Under the umbrella of couture is another definition: haute couture. This is an even more exclusive definition, and as CNN notes, is a strict "legally protected term." To achieve this status, a fashion house must meet certain criteria. Think of haute couture the way you would champagne. Sparkling wine can only be sold as "champagne" if it's from the Champagne region of France. Clothing can only be considered haute couture if the fashion house has a studio in Paris with a certain number of employees and shows a certain number of original pieces in each season's collection.


For years and years, fit has only meant one thing in fashion. As a stylist for Stitch Fix says, "Fit refers to how clothes fit the body — words like tight, structured and loose describe fit, while style refers to the way the item is made ..." It's an important part of fashion, and we hear and read it often, thanks to online shopping and influencers.


To aid online shoppers, many websites include fit guides to inform buyers how an item will sit on their body since they won't be trying on the article prior to purchasing. You'll also hear influencers mention that something fits true to size or recommend you to size up or down, referring to whether the item fits tighter, looser, or as expected.

Another definition of the word fit has emerged in recent years. To many, fit is a slang term or abbreviation for the word outfit. If you've seen an influencer post a TikTok (or you heard your friend or family member watching one), perhaps you've heard the term "fit check." This means the person in the video walks the audience through each part of their outfit, often noting where the item is from.



In fashion, the word season does not simply refer to the time of year. It's related, but it's a bit nuanced, especially with regard to the runway. The runway splits its collections into seasons which denote the time of year the clothing is meant to be worn. Unlike traditional seasons, however, fashion seasons are combined. There won't be a spring collection, a summer collection, a fall collection, and a winter collection. Instead, they'll be combined into spring/summer and fall/winter.


To confuse people even more, these seasons are shown at fashion week ahead of time. While it does make sense —  buyers want to see what designers have planned so that they can prepare their inventory and know what is going to be trendy in the upcoming months — it is a little bit of whiplash to see warm weather clothing being shown at a time when it's cold outside and vice versa.

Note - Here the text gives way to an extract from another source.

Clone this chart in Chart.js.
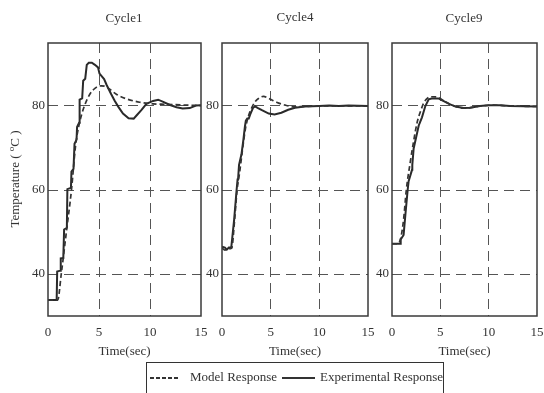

The seasons don't end at spring/summer and fall/winter, though. There are also resort and pre-collections. Resort used to refer to clothing you'd wear on vacation, but now the pieces are more versatile. Resort and pre-collections aren't as popular on the runway, but they are popular among consumers as they consist of more classic pieces, or items that the masses wear in everyday life.

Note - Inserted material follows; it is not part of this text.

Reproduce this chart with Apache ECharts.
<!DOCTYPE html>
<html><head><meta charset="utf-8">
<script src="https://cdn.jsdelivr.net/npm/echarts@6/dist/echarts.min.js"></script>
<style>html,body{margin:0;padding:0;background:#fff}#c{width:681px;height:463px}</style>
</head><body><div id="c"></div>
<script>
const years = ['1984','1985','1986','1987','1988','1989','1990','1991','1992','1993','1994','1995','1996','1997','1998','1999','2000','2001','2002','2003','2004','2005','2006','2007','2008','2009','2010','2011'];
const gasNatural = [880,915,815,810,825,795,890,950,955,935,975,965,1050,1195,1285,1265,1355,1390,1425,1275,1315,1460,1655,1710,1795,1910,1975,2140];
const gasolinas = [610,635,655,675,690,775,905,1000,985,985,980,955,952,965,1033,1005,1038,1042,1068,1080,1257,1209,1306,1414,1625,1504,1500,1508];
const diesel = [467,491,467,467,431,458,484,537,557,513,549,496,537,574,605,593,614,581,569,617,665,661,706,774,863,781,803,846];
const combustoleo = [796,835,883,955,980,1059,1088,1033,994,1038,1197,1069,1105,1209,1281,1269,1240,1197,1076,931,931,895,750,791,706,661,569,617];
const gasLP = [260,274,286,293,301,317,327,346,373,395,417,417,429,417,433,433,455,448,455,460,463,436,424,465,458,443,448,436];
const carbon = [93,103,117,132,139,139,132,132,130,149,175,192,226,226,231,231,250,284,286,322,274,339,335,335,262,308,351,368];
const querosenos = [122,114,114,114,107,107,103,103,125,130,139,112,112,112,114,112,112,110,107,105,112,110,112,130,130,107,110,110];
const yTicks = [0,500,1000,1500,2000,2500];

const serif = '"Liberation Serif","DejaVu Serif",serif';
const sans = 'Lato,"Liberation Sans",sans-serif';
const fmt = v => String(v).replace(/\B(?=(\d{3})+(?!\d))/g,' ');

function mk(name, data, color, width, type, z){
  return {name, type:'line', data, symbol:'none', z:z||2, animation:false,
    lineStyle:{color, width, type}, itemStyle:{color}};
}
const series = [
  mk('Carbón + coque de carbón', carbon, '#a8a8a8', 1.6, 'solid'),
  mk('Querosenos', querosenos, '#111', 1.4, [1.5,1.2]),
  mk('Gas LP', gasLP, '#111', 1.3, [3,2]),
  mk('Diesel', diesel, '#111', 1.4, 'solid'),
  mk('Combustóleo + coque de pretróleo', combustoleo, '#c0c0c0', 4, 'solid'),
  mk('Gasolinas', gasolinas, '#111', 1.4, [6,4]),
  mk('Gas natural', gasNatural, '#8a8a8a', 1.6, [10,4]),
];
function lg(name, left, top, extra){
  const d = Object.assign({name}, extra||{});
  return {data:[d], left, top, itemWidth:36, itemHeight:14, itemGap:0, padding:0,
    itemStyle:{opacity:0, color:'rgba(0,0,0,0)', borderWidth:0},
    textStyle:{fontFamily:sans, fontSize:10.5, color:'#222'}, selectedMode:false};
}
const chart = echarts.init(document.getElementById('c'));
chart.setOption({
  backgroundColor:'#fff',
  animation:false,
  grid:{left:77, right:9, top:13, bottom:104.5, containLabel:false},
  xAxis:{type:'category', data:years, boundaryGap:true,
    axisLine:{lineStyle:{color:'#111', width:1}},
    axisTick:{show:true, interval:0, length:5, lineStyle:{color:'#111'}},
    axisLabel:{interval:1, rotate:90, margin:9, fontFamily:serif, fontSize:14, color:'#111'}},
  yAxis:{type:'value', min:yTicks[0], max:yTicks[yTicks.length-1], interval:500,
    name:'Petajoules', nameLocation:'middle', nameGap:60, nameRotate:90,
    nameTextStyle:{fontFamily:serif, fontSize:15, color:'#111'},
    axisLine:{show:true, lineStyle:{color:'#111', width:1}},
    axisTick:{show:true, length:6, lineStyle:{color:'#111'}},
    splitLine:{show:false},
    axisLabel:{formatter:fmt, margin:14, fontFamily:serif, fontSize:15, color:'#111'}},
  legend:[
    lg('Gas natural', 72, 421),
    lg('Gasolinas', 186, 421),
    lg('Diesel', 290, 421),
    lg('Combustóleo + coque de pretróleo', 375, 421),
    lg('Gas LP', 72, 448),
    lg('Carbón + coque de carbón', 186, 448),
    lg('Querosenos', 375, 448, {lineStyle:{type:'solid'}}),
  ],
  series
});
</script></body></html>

Some see real estate as an investment, while others see a Balmain blazer as one. And while you probably won't get the same resale value in a Balmain blazer as you would from a house, it certainly is an investment piece in the fashion world. In fashion, an investment is a purchase that typically costs a little bit more than you would spend on a regular item, but it's one that you'll be wearing either a lot or for many years. Investment purchases are typically pieces that have staying power — excellent basics and fashion staples that'll always be fashionable rather than trendy items that might come back in style in a couple of decades.


Many stylists suggest building your wardrobe around investment pieces and allocating a smaller amount of money for trendy pieces. This practice allows you to maintain a core sense of style while trying trends that catch your eye. Investment pieces range from sleek trench coats and little black dresses to well-fitted trousers and versatile cashmere sweaters. They can include clothing, shoes, bags, sunglasses, jewelry, and more. If it's a piece you had to save for and intend to keep for your progeny, it's an investment piece. An investment piece isn't something you purchase often, but it's a purchase that will serve you well for years to come.